Geoffrey Reaume’s groundbreaking book Remembrance of Patients Past will be relaunched April 21 at the Gladstone Hotel on Queen Street West.
The book was the first to document 19th-century life in the Toronto Insane Asylum (now the Centre for Addiction & Mental Health) from patients’ rather than doctors’ points of view. Reaume, a professor of critical disabilities studies and health ethics in York’s Faculty of Health, wrote it as his PhD thesis. (See YFile, Feb 13, 2007.)
In 2000, Oxford University Press published 1,600 copies. Five years later, the book went out of print, but due to popular demand, University of Toronto Press has reissued 200.
Reaume says continuing demand comes from those who take his tour of the historical brick wall built by patients and surrounding CAMH. Over the past 10 years, he has given 63 guided tours to hundreds of people, mostly community and school groups but also those taking part in Toronto’s Doors Open and the annual Mad Pride celebration.

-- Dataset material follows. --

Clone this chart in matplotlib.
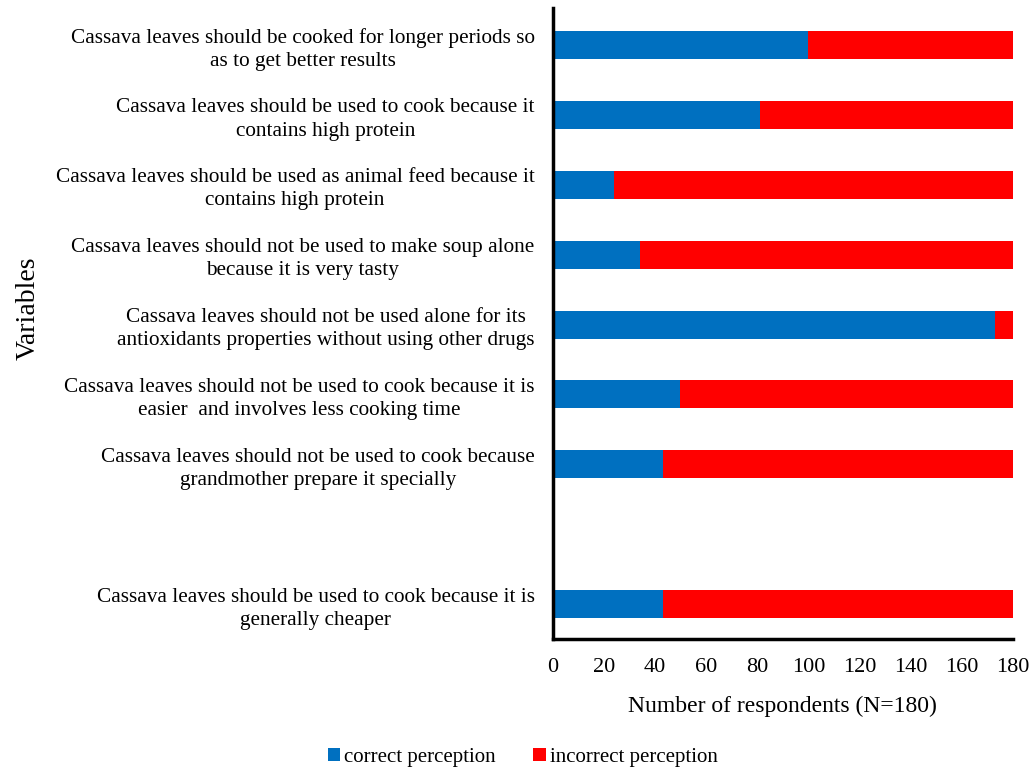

He will give the 64th at 6pm on Wednesday to kick off the book relaunch as part of This Is Not A Reading Series. Afterwards, back at the Gladstone Hotel Ballroom, he will have an onstage conversation with Ruth Ruth Stackhouse, a psychiatric survivor and director of The Friendly Spike Theatre Band. The evening ends with a silent auction of bricks painted by local artists to help the Psychiatric Survivors Archives of Toronto pay for installing historical plaques at the wall.
Right: Geoffrey Reaume
In keeping with the theme of the evening, three installation pieces from The Story Behind The Wall, an exhibition by Workman Arts inspired by Reaume’s text, will be displayed on stage. The sculptures were first exhibited at CAMH last year as part of Scotiabank Nuit Blanche.